Translink has decided to continue operating the 480 bus line with peak-periods service only, reversing an earlier proposal to cancel the route altogether. The target frequency will remain the same, with buses arriving approximately every 12 minutes.
“During the a.m./p.m. peak commute times when there is most demand for the services, we recommend that the 480 stay in place,” said Rex Hodgson, a senior planner with Translink.
The 480 runs directly from Bridgeport Station to UBC, and is one of the main bus routes that students from Richmond and beyond take to get to campus. Cancelling it would have meant students travelling from Richmond would have to take the Canada Line and transfer to buses towards UBC.
Clear opposition during consultation process
Opposition from UBC students and a concerted lobbying effort by the AMS contributed to Translink reversing its original proposal, according to Hodgson.
When the proposed cancellation was made public for consultation over the summer, students expressed dissatisfaction online. Posters were also found at UBC Exchange Bay 6 — the route’s stop — encouraging people to fill out the online survey on Translink’s website.
Out of over 3,200 people who completed consultation surveys on the 36 proposals contained in phase one of the plan, over half of respondents submitted feedback related to the 480 bus route. Hodgson also pointed out that the majority of people who take the 480 are UBC students and staff, and that it is “pretty clear” that students were among those expressing displeasure with the original proposal to cancel the 480.
“All of it was concerns with what we were proposing,” he said. “We took that into account and modified the proposals accordingly.”
The AMS was also heavily involved in the consultation process.
After receiving emails from students expressing dissatisfaction that their commute from Richmond would be disrupted, AMS reached out to students to better understand the issue. It also conducted a social media campaign encouraging students to complete Translink’s online survey.
The AMS then sent a five-page letter to Translink outlining student concerns, including increased congestion on the Canada Line, the inconvenience of additional transfers and longer commute times.
“Although the 480 may have decreased slightly in overall ridership, it remains a key connection for riders from Richmond, Surrey, Tsawwassen, White Rock, and beyond,” reads the letter. “This indicates that the value of the 480 remains, especially to students of UBC who commute to the university from East/Westbound areas.”
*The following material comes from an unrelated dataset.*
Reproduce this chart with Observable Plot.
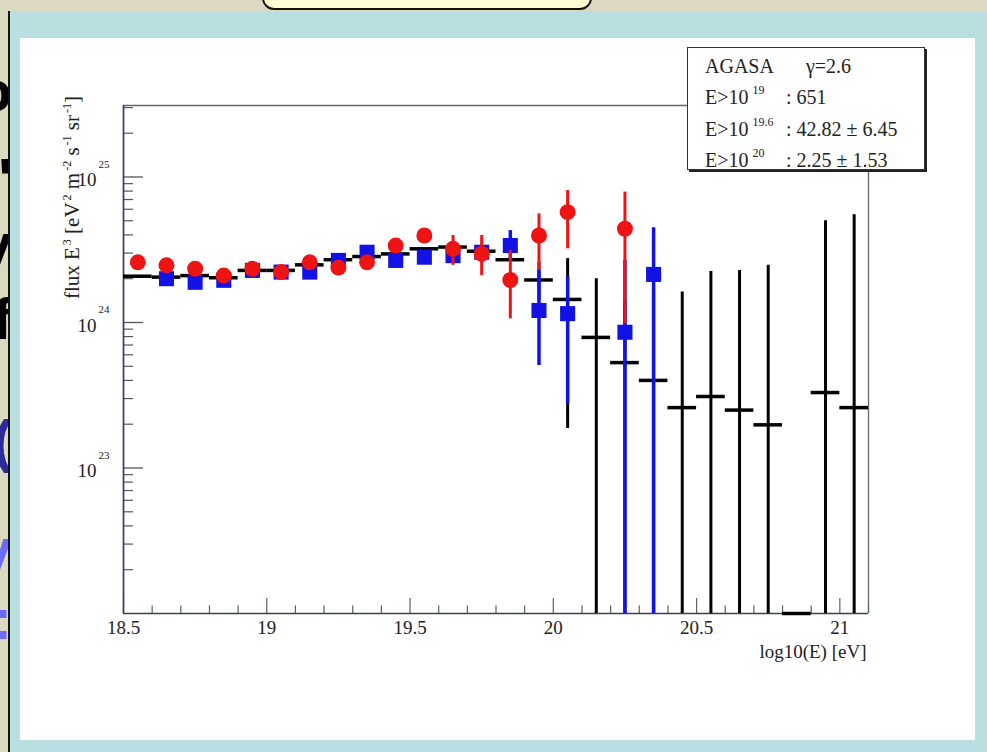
<!DOCTYPE html>
<html>
<head>
<meta charset="utf-8">
<script src="https://cdn.jsdelivr.net/npm/d3@7"></script>
<script src="https://cdn.jsdelivr.net/npm/@observablehq/plot@0.6"></script>
<style>
  html, body { margin:0; padding:0; width:987px; height:752px; overflow:hidden; background:#dcd9c1; }
  #frame { position:absolute; left:8px; top:11px; width:979px; height:741px; background:#badfe0; border-left:2px solid #111; box-sizing:border-box; }
  #panel { position:absolute; left:20px; top:38px; width:955px; height:702px; background:#fff; }
  #callout { position:absolute; left:262px; top:-16px; width:326px; height:22px; background:#fffbd2; border:2px solid #111; border-radius:12px; }
  #side { position:absolute; left:0; top:0; width:8px; height:752px; overflow:hidden; }
  #side span { position:absolute; right:-4px; font-family:"Liberation Sans", sans-serif; font-weight:bold; font-size:58px; line-height:58px; }
  #chart { position:absolute; left:0; top:0; }
  #legend { position:absolute; left:687px; top:47px; width:238px; height:123px; background:#fff;
            border:1.5px solid #333; box-shadow:2px 2px 0 #222; box-sizing:border-box;
            font-family:"Liberation Serif", serif; font-size:20px; color:#222; }
  #legend .row { position:absolute; left:0; width:100%; height:20px; line-height:20px; }
  #legend .row span { position:absolute; white-space:nowrap; }
  #legend sup { font-size:12px; vertical-align:baseline; position:relative; top:-0.8em; margin-left:4px; }
</style>
</head>
<body>
<div id="side">
  <span style="top:62px">o</span>
  <span style="top:150px">'</span>
  <span style="top:215px">y</span>
  <span style="top:290px">f</span>
  <span style="top:412px;color:#2b2b9c">(</span>
  <span style="top:520px;color:#6b6bff">y</span>
  <span style="top:590px;color:#6b6bff">:</span>
</div>
<div id="frame"></div>
<div id="callout"></div>
<div id="panel"></div>
<div id="chart"></div>
<div id="legend">
  <div class="row" style="top:8px"><span style="left:17px">AGASA</span><span style="left:118px">γ=2.6</span></div>
  <div class="row" style="top:39px"><span style="left:17px">E&gt;10<sup>19</sup></span><span style="left:98px">: 651</span></div>
  <div class="row" style="top:71px"><span style="left:17px">E&gt;10<sup>19.6</sup></span><span style="left:98px">: 42.82 ± 6.45</span></div>
  <div class="row" style="top:102px"><span style="left:17px">E&gt;10<sup>20</sup></span><span style="left:98px">: 2.25 ± 1.53</span></div>
</div>
<script>
// ---------- data (log10(E) bin centres and flux E^3 values) ----------
const bins = [18.55,18.65,18.75,18.85,18.95,19.05,19.15,19.25,19.35,19.45,19.55,19.65,19.75,19.85,19.95,20.05,20.15,20.25,20.35,20.45,20.55,20.65,20.75,20.85,20.95,21.05];
const blackFlux = [2.08e24,2.05e24,2.10e24,2.03e24,2.28e24,2.28e24,2.49e24,2.70e24,2.84e24,2.96e24,3.21e24,3.30e24,3.09e24,2.70e24,1.96e24,1.44e24,7.9e23,5.3e23,4.0e23,2.6e23,3.1e23,2.5e23,1.98e23,1e22,3.3e23,2.6e23];

const blackErrE  = [19.95,20.05,20.15,20.25,20.35,20.45,20.55,20.65,20.75,20.95,21.05];
const blackErrHi = [2.58e24,2.75e24,2.0e24,1.42e24,1.66e24,1.62e24,2.24e24,2.28e24,2.47e24,5.0e24,5.5e24];
const blackErrLo = [1.42e24,1.87e23,1e22,1e22,1e22,1e22,1e22,1e22,1e22,1e22,1e22];

const redE    = [18.55,18.65,18.75,18.85,18.95,19.05,19.15,19.25,19.35,19.45,19.55,19.65,19.75,19.85,19.95,20.05,20.25];
const redFlux = [2.59e24,2.47e24,2.34e24,2.10e24,2.34e24,2.22e24,2.59e24,2.38e24,2.59e24,3.38e24,3.96e24,3.21e24,2.96e24,1.96e24,3.96e24,5.73e24,4.41e24];
const redHi   = [null,null,null,null,null,null,null,null,null,null,null,3.96e24,3.96e24,3.13e24,5.58e24,8.07e24,7.87e24];
const redLo   = [null,null,null,null,null,null,null,null,null,null,null,2.47e24,2.10e24,1.06e24,2.28e24,3.21e24,9.8e23];

const blueE    = [18.65,18.75,18.85,18.95,19.05,19.15,19.25,19.35,19.45,19.55,19.65,19.75,19.85,19.95,20.05,20.25,20.35];
const blueFlux = [2.0e24,1.89e24,1.95e24,2.28e24,2.22e24,2.22e24,2.67e24,3.04e24,2.67e24,2.81e24,2.88e24,3.04e24,3.38e24,1.21e24,1.15e24,8.57e23,2.14e24];
const blueHi   = [null,null,null,null,null,null,null,null,null,null,null,null,4.28e24,2.28e24,2.05e24,2.67e24,4.48e24];
const blueLo   = [null,null,null,null,null,null,null,null,null,null,null,null,2.67e24,5.06e23,2.77e23,1e22,1e22];

const binHalfWidth = 0.05;

// ticks
const xLabelPos = [18.5,19,19.5,20,20.5,21];
const xLabels = ["18.5","19","19.5","20","20.5","21"];
const yMajor = [1e23,1e24,1e25];
const yExp = ["23","24","25"];
const yMinorMant = [2,3,4,5,6,7,8,9];
const yDecades = [1e22,1e23,1e24,1e25];

// ---------- layout ----------
const W = 987, H = 752;
const mL = 123, mR = 119, mT = 105, mB = 139;
const innerW = W - mL - mR, innerH = H - mT - mB;
const xDomain = [18.5, 21.1], yDomain = [1e22, 3.1e25];

const yMinor = yDecades.flatMap(d => yMinorMant.map(m => m * d)).filter(v => v > yDomain[0] && v < yDomain[1]);
const xAll = d3.range(185, 212).map(v => v / 10);
const xMajorT = xAll.filter(v => Math.abs(v * 2 - Math.round(v * 2)) < 1e-9);
const xMinorT = xAll.filter(v => !xMajorT.includes(v));

const black = bins.map((e, i) => ({e, f: blackFlux[i]}));
const blackErr = blackErrE.map((e, i) => ({e, hi: blackErrHi[i], lo: blackErrLo[i]}));
const red = redE.map((e, i) => ({e, f: redFlux[i], hi: redHi[i], lo: redLo[i]}));
const blue = blueE.map((e, i) => ({e, f: blueFlux[i], hi: blueHi[i], lo: blueLo[i]}));

const font = "'Liberation Serif', 'Times New Roman', serif";
const RED = "#ee1414", BLUE = "#1212e6";

const chart = Plot.plot({
  width: W, height: H,
  marginLeft: mL, marginRight: mR, marginTop: mT, marginBottom: mB,
  style: {background: "transparent", fontFamily: font, color: "#222"},
  x: {domain: xDomain, axis: null},
  y: {type: "log", domain: yDomain, axis: null},
  marks: [
    Plot.ruleY([yDomain[1]], {stroke: "#666", strokeWidth: 1.3}),
    Plot.ruleX([xDomain[1]], {stroke: "#666", strokeWidth: 1.3}),
    Plot.tickY(yMinor, {y: d => d, insetRight: innerW - 10, stroke: "#555", strokeWidth: 1.2}),
    Plot.tickY(yMajor, {y: d => d, insetRight: innerW - 20, stroke: "#555", strokeWidth: 1.3}),
    Plot.tickX(xMinorT, {x: d => d, insetTop: innerH - 7.5, stroke: "#556655", strokeWidth: 1.2}),
    Plot.tickX(xMajorT, {x: d => d, insetTop: innerH - 15, stroke: "#556655", strokeWidth: 1.2}),
    Plot.ruleX([xDomain[0]], {stroke: "#3c3c58", strokeWidth: 1.7}),
    Plot.ruleY([yDomain[0]], {stroke: "#3c3c58", strokeWidth: 1.7}),
    Plot.text(xLabelPos, {x: d => d, text: (d, i) => xLabels[i], frameAnchor: "bottom", dy: 20, fontSize: 19, fill: "#222"}),
    Plot.text(yMajor, {y: d => d, text: () => "10", frameAnchor: "left", textAnchor: "end", dx: -27, dy: 3, fontSize: 19, fill: "#222"}),
    Plot.text(yMajor, {y: d => d, text: (d, i) => yExp[i], frameAnchor: "left", textAnchor: "start", dx: -25, dy: -13, fontSize: 11, fill: "#222"}),
    Plot.text(["log10(E) [eV]"], {text: d => d, frameAnchor: "bottom-right", textAnchor: "end", dx: -2, dy: 44, fontSize: 19, fill: "#222"}),
    Plot.ruleY(black, {y: "f", x1: d => d.e - binHalfWidth, x2: d => d.e + binHalfWidth, stroke: "#000", strokeWidth: 3.5}),
    Plot.ruleX(blackErr, {x: "e", y1: "lo", y2: "hi", stroke: "#000", strokeWidth: 3}),
    Plot.ruleX(blue.filter(d => d.hi != null), {x: "e", y1: "lo", y2: "hi", stroke: BLUE, strokeWidth: 3.5}),
    Plot.dot(blue, {x: "e", y: "f", symbol: "square", r: 8.5, fill: BLUE, stroke: "none"}),
    Plot.ruleX(red.filter(d => d.hi != null), {x: "e", y1: "lo", y2: "hi", stroke: RED, strokeWidth: 3}),
    Plot.dot(red, {x: "e", y: "f", r: 8, fill: RED, stroke: "none"})
  ]
});

// y-axis title with superscripts
const svg = d3.select(chart);
const t = svg.append("text")
  .attr("transform", "translate(79,96) rotate(-90)")
  .attr("text-anchor", "end")
  .attr("font-family", font)
  .attr("font-size", 21)
  .attr("fill", "#222");
const parts = [["flux E", 0], ["3", 1], [" [eV", 0], ["2", 1], [" m", 0], ["-2", 1], [" s", 0], ["-1", 1], [" sr", 0], ["-1", 1], ["]", 0]];
let raised = false;
for (const [txt, sup] of parts) {
  const ts = t.append("tspan").text(txt);
  if (sup && !raised) { ts.attr("dy", -8).attr("font-size", 12).attr("dx", 2); raised = true; }
  else if (sup) { ts.attr("font-size", 12).attr("dx", 2); }
  else if (raised) { ts.attr("dy", 8); raised = false; }
}

document.getElementById("chart").appendChild(chart);
</script>
</body>
</html>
It also offers alternative suggestions, such as rerouting the bus line, limiting operations to peak hours and reducing the number of stops.
In the end, Translink accepted a suggestion from AMS that the 480 be switched to peak-period only service.
“AMS asked if we could consider keeping the 480 as a peak period service, so that’s exactly what we’re doing,” Hodgson said. “In the future, the 480 will continue to be there during peak periods when people rely on it the most.”
AMS VP External Sally Lin believes this is a clear demonstration of AMS succeeding at its mandate to represent students.
“I think this is a very good example of what the AMS is able to do for its students in terms of transit advocacy,” said Lin. “Obviously the 480 is just one bus route and I think we can do so much more beyond that.”
She encouraged students to continue to communicate their concerns to AMS, so that the society can do a better job of advocating for students.
“It’s so important for students to tell us what they see as important and what they need and want because AMS is in a position where we’re really able to convey the student interest to decision-making bodies,” Lin said.
Students who rely on the 480 for their commute to and from UBC are happy with the decision.
Eman Gill travels from Surrey to UBC and already takes two buses during her two-hour commute. The third-year science and applied nursing student said that cancelling the 480 bus would have meant an even longer commute with more transfers.
“I think it would have made it longer, about 15 to 20 minutes longer with two or three more transfers,” Gill said. “Very inconvenient.
“I’m relieved because it saves my time and energy.”
Others, like second-year arts student Vivian Thieu, also expressed relief in being able to avoid taking the SkyTrain during peak periods.
“It’s crowded, especially during the times when school ends,” she said. “It takes forever to get on the platforms, and it’s hot and sweaty.”
Translink will now seek endorsement of the Southwest Area Transit Plan from local city councils in Richmond, Delta and Tsawwassen First Nation. It expects the plan to be finalized and implemented in early 2018.